Horus eventually takes his rightful throne, the throne of his father, and becomes king of Egypt and unites the upper and lower kingdoms and establishes a divine kingship. The divine kingship established by Horus is what gave credence to the authority of the Pharaoh. What Horus’ victory does is allow for a triumph of Ma’at (truth, justice, order, balance and harmony) over chaos. This is, of course, similar to Marduk’s attentive powers making order out of chaos through his trials with and victory over Tiamat.
Once again we see order and chaos as a theme, but this time it is more sophisticated.

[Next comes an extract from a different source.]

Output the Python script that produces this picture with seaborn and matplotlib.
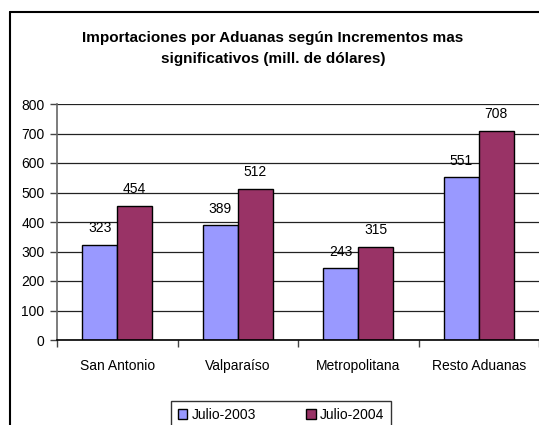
import pandas as pd
import matplotlib
matplotlib.use('Agg')
import matplotlib.pyplot as plt
from matplotlib.lines import Line2D
import seaborn as sns

aduanas = ['San Antonio', 'Valparaíso', 'Metropolitana', 'Resto Aduanas']
julio_2003 = [323, 389, 243, 551]
julio_2004 = [454, 512, 315, 708]
series = ['Julio-2003', 'Julio-2004']
yticks = [0, 100, 200, 300, 400, 500, 600, 700, 800]

my_pal = {'Julio-2003': '#9999FF', 'Julio-2004': '#993366'}

df = pd.DataFrame({'Aduana': aduanas * 2,
                   'Periodo': [series[0]] * 4 + [series[1]] * 4,
                   'Valor': julio_2003 + julio_2004})

sns.set_style('white')
plt.rcParams['font.family'] = ['Liberation Sans', 'DejaVu Sans']
plt.rc('text', color='black')
plt.rc('xtick', color='black')
plt.rc('ytick', color='black')
plt.rc('xtick', labelcolor='black')
plt.rc('ytick', labelcolor='black')

fig = plt.figure(figsize=(5.39, 4.25), dpi=100)
ax = fig.add_axes([57/539, 1 - 340/425, 1 - 57/539, (340 - 104)/425])

sns.barplot(data=df, x='Aduana', y='Valor', hue='Periodo', palette=my_pal,
            width=0.58, edgecolor='black', linewidth=1, saturation=1,
            ax=ax, legend=True)

# value labels
for cont in ax.containers:
    ax.bar_label(cont, fmt='%d', padding=7, fontsize=10, color='black')

# axes and grid
ax.set_ylim(0, 800)
ax.set_xlim(-0.5, 3.5)
ax.set_yticks(yticks)
ax.yaxis.grid(True, color='#222222', linewidth=0.9)
ax.set_axisbelow(True)
ax.set_xlabel('')
ax.set_ylabel('')

ax.set_xticks([-0.5, 0.5, 1.5, 2.5, 3.5])
ax.set_xticklabels([])
ax.set_xticks(range(len(aduanas)), minor=True)
ax.set_xticklabels(aduanas, minor=True, fontsize=10)
ax.tick_params(axis='x', which='major', direction='out', length=5, width=1, color='#444444', bottom=True)
ax.tick_params(axis='x', which='minor', length=0, pad=14, labelcolor='black')
ax.tick_params(axis='y', direction='out', length=5, width=1, color='#444444', left=True,
               labelsize=10, pad=4, labelcolor='black')

for s in ['top', 'right']:
    ax.spines[s].set_visible(False)
ax.spines['left'].set_color('#666666')
ax.spines['left'].set_linewidth(1.2)
ax.spines['bottom'].set_color('black')
ax.spines['bottom'].set_linewidth(1.2)

# legend
handles, labels = ax.get_legend_handles_labels()
ax.get_legend().remove()
leg = fig.legend(handles, labels, loc='upper center', ncol=2,
                 bbox_to_anchor=(281/539, 1 - 401/425), frameon=True, fancybox=False,
                 edgecolor='black', fontsize=10, handlelength=0.7, handleheight=0.7,
                 handletextpad=0.3, columnspacing=3.6, borderpad=0.5, borderaxespad=0)
leg.get_frame().set_linewidth(1)
for t in leg.get_texts():
    t.set_color('black')

# title
fig.text(273/539, 1 - 48.5/425,
         'Importaciones por Aduanas según Incrementos mas\nsignificativos (mill. de dólares)',
         ha='center', va='center', fontsize=11, fontweight='bold', linespacing=1.6,
         color='black')

# outer chart frame
fig.add_artist(Line2D([10/539, 10/539], [0, 1 - 12/425], color='black', linewidth=1.5))
fig.add_artist(Line2D([10/539, 1], [1 - 12/425, 1 - 12/425], color='black', linewidth=1.5))

fig.savefig('out.png', dpi=100)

In the Mesopotamian stories the order which is created is about the safety from the chaotic habits of nature and the uncertainty of life in a world where tribal blood feuds, natural disasters, starvation or vicious predators reign supreme. But here, the chaos is not just the ravages of the preliterate plainsmen but also the chaos which occurs when a civilization becomes corrupt.
A once noble king grows old and blind allowing for chaos to seize his power and, through the new king, the son, that chaos is brought to heel with the powers of attention and articulation.
What we are seeing here is a lower resolution cosmogony becoming higher resolution while maintaining the same underpinning fundamental pattern. While it is still the story about how attention and truthful articulation will defeat chaos and bring about order, the chaos and the order are now far more complicated.
The pattern is set. The negative aspect of nature is dealt with by an empire. The empire protects people from the dragon of nature. But when the walls are built it turns out that there is a dragon inside as well . Culture, like nature, also has a negative aspect — the tyrant.
The Egyptian answer to this is through a divine lineage of kings whose primary job it is to keep ma’at and drive out the chaos — both the chaos from without and the chaos from within. As we learn to protect ourselves from the ravages of nature with a civilization and protect from the ravages of civilization with balance the story that is unfolding in the ancient near east, along with the peoples telling those stories, grows increasingly more complex.
This will set the stage for the new serpent. Not the one that is the negative aspect of what is outside the walls or the one that is the negative aspect of what is inside the walls, but this one is closer — it is the serpent we find in our hearts.